(begin)

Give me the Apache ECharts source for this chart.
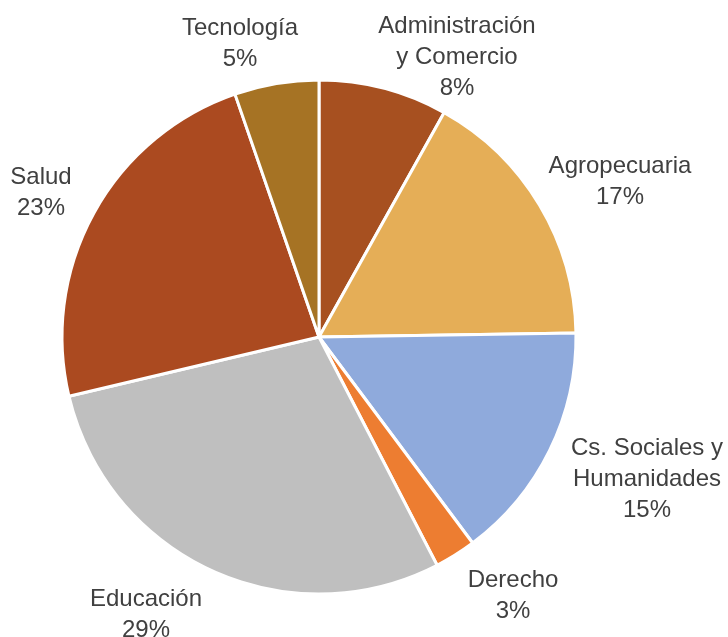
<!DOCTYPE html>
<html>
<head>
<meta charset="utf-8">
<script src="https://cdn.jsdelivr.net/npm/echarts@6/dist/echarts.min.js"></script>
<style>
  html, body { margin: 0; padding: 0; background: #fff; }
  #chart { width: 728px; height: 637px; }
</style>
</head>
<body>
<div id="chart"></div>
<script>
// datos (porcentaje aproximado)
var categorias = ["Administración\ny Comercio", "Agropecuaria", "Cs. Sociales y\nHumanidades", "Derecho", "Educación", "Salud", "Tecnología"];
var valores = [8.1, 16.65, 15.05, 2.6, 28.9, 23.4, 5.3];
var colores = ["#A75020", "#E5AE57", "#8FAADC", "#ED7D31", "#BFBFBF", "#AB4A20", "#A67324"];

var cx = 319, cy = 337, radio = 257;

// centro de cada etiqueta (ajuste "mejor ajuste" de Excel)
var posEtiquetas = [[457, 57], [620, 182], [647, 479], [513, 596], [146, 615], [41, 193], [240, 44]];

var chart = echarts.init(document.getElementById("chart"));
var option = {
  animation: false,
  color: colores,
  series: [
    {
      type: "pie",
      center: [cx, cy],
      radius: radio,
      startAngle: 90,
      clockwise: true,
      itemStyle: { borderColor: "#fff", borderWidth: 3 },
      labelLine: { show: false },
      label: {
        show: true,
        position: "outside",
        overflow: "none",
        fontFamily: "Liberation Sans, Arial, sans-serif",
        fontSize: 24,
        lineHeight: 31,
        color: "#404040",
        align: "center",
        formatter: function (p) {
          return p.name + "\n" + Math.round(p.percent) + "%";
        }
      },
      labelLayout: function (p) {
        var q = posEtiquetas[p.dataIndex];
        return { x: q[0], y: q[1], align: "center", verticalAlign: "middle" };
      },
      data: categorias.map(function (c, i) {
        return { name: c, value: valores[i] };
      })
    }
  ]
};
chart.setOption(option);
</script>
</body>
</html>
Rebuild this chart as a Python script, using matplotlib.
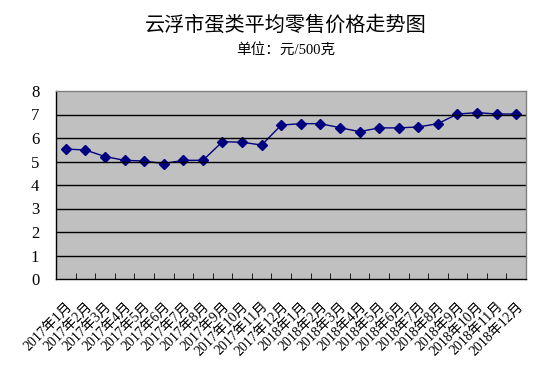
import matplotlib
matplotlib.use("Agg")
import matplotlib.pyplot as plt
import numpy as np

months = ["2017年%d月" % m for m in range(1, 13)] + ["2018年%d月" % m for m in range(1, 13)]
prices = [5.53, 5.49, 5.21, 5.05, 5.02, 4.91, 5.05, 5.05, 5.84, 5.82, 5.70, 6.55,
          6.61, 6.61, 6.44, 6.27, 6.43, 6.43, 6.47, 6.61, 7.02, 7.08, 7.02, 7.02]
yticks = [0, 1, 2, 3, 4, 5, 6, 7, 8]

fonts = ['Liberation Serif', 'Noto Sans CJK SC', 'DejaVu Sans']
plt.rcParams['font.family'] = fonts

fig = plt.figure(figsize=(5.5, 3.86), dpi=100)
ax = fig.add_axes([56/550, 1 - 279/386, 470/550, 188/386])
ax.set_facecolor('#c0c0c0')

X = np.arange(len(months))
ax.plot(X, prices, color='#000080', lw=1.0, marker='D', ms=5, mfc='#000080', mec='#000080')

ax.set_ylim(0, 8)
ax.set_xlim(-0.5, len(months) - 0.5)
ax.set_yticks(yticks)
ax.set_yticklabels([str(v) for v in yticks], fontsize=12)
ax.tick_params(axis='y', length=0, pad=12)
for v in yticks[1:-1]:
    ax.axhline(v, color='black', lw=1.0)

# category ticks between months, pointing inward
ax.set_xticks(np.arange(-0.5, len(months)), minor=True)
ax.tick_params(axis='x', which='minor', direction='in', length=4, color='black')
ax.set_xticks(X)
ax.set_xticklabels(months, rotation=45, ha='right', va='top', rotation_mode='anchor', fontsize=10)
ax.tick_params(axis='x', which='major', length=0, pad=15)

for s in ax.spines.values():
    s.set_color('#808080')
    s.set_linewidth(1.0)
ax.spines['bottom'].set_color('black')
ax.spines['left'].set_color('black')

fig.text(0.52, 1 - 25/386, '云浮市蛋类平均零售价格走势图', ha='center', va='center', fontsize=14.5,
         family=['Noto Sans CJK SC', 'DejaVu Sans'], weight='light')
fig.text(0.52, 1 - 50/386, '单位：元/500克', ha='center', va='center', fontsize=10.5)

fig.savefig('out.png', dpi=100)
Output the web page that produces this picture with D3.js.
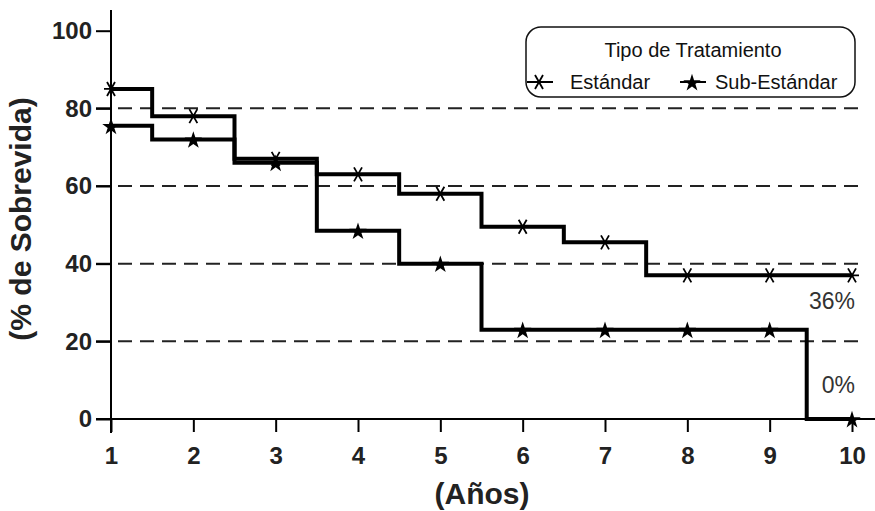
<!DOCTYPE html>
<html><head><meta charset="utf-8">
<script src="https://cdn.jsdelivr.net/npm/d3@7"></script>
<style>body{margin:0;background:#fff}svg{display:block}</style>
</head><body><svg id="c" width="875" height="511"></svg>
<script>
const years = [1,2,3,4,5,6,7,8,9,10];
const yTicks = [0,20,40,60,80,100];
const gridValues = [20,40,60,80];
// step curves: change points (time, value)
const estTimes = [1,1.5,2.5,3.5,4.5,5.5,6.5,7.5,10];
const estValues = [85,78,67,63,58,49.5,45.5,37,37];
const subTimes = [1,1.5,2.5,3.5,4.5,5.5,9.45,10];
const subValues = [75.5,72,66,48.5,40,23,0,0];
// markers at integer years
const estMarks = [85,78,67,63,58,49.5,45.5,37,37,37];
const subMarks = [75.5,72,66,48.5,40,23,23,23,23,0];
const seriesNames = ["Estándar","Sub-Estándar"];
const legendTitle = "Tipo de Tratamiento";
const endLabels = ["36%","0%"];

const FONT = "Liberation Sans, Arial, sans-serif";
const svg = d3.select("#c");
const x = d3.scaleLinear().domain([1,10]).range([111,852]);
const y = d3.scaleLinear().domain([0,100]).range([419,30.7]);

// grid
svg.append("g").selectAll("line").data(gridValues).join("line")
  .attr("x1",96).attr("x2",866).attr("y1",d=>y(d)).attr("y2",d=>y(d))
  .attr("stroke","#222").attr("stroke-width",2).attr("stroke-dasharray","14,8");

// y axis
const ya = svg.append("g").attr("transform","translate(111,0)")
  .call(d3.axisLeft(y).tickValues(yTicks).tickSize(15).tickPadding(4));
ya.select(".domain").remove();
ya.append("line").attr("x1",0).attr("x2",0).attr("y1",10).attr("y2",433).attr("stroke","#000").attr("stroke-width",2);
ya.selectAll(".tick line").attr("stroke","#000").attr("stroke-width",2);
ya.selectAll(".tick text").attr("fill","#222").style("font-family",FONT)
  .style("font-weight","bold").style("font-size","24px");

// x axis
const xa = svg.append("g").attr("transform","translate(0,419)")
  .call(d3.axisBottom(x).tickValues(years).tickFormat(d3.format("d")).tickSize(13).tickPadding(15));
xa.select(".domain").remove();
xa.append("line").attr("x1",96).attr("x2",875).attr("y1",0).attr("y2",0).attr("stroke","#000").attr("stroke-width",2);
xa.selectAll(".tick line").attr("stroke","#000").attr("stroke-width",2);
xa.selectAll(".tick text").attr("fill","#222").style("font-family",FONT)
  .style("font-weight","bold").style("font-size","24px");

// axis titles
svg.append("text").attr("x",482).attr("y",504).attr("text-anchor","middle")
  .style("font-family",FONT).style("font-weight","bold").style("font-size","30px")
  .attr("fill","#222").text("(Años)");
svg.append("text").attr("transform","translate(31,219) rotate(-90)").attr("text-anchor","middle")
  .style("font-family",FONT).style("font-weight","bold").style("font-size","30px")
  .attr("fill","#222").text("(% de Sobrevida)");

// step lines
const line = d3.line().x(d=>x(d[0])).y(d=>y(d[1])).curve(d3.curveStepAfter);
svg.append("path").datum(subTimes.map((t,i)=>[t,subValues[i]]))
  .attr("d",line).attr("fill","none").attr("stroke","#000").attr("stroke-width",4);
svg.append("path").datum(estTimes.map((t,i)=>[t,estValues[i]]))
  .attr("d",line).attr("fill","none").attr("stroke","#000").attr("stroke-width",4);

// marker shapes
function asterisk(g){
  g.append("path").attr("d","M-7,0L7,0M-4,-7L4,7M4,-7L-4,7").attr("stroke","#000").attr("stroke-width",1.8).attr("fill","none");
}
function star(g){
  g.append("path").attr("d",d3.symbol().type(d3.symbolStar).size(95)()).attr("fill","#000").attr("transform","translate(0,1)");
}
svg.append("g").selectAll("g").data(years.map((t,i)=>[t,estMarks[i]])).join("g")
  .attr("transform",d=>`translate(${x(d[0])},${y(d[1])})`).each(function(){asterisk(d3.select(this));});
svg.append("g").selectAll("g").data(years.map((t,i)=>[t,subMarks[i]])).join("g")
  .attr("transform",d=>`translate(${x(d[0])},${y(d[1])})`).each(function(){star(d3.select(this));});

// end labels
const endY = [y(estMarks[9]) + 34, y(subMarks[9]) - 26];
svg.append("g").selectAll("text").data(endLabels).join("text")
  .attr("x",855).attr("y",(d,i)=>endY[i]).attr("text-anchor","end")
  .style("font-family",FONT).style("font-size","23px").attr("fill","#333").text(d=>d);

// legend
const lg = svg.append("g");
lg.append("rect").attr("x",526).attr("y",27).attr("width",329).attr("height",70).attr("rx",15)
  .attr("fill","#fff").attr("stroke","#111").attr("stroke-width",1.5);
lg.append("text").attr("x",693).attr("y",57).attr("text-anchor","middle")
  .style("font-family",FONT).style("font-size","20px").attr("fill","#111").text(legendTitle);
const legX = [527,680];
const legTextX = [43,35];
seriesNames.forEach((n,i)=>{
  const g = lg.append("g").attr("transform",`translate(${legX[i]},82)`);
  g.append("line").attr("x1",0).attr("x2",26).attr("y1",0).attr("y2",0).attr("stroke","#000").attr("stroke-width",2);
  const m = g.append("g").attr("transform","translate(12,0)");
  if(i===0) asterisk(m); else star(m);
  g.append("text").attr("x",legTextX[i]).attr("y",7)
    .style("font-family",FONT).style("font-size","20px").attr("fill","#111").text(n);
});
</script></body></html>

(end)

TO DO
Write out every line of the entries that holds the word "matplotlib".

SOLUTION TO THIS TASK
Rebuild this chart as a Python script, using matplotlib.
import matplotlib
matplotlib.use("Agg")
import matplotlib.pyplot as plt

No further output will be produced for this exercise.